Karena banyak seni sakral yang menarik, dan bagus ditonton buat wisatawan, akal pun dikembangkan. Tari Cak, tari Sanghyang, misalnya, dulu sakral, penuh dengan gending-gending mistis, indah, membuat bulu kuduk penonton merinding, dan bisa membuat penarinya kesurupan, lantas diakali. Tari Cak dikemas, bisa dipertunjukkan di mana saja, kapan saja, dengan harga berapa pun. Tari ini bahkan diakali untuk bisa masuk dalam perburuan rekor jumlah penari.
Tapi, belakangan tidak cuma seni pertunjukan sakral yang bisa disaksikan sewaktu-waktu, beberapa seni profan pun hanya bisa ditonton setahun sekali. Penonton harus datang ke Taman Budaya Bali di Denpasar, berdesak-desak dalam Pesta Kesenian Bali (PKB). Di ajang pesta seni tahunan itu, misalnya, digelar arja anak-anak. Artinya, arja yang penarinya anak-anak, tapi berpakaian orang dewasa, dengan cerita tentang kehidupan orang dewasa pula. Arja anak-anak ini hanya bisa disaksikan di PKB. Jika PKB usai, tak pernah lagi arja itu dipentaskan.
Gambuh, nasibnya sama, cuma bisa disaksikan di PKB. Apalagi gambuh anak-anak, tak bakalan bisa ditonton selepas PKB. Jika dirunut, tak sedikit seni pertunjukan hanya muncul dalam PKB. Belakangan, bahkan kian banyak orang Bali bergiat seni cuma di PKB. Seolah-olah PKB itu tujuan, bukan sebuah cara untuk menghidupkan kesenian. Ini mirip dengan anak sekolahan yang belajar cuma ketika ulangan atau ujian, agar bapak-ibu tidak marah, bisa naik kelas, dapat ijazah.
Tidak hanya seni pertunjukan yang cuma muncul di PKB, juga lomba makanan Bali, seperti lomba membuat rujak air, dengan peserta ibu-ibu PKK kabupaten se–Bali. Karena yang berlomba ibu PKK, pemenangnya tentu juga ibu PKK. Karena mereka ibu PKK, sudah pasti mereka istri pejabat, seperti istri kepala dinas, kepala bagian, kepala biro, kepala daerah. Istri-istri pejabat ini jelas bukan pedagang rujak. Artinya, mereka bikin rujak yang sangat enak itu hanya di PKB. Entahlah, apakah mereka juga mengolah rujak di rumah untuk anak-anak dan suami mereka.

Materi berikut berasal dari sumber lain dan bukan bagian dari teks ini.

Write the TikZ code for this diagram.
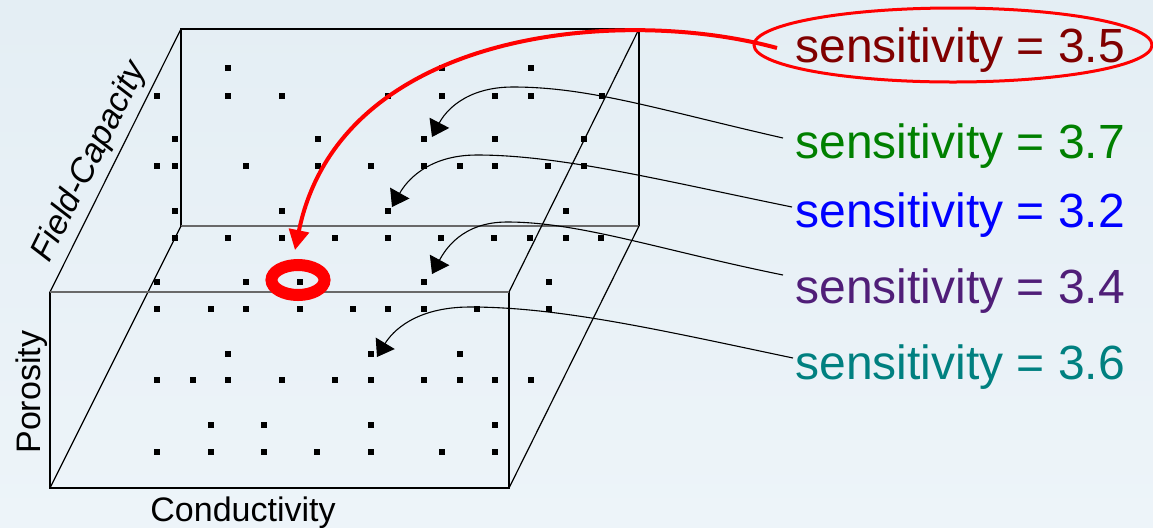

Tentu beda jadinya jika yang berlomba itu benar-benar pedagang rujak yang mudah dijumpai di pasar-pasar, di pinggir jalan, di warung-warung seantero Bali. Mereka pedagang profesional, kendati cuma menjual rujak. Jika para pedagang ini dilombakan, tentu rujak pemenang yang pasti enak itu tidak cuma nongol di PKB. Setelah berlomba di PKB pun mereka tetap jual rujak, karena dari hasil menjual rujak itu mereka hidup.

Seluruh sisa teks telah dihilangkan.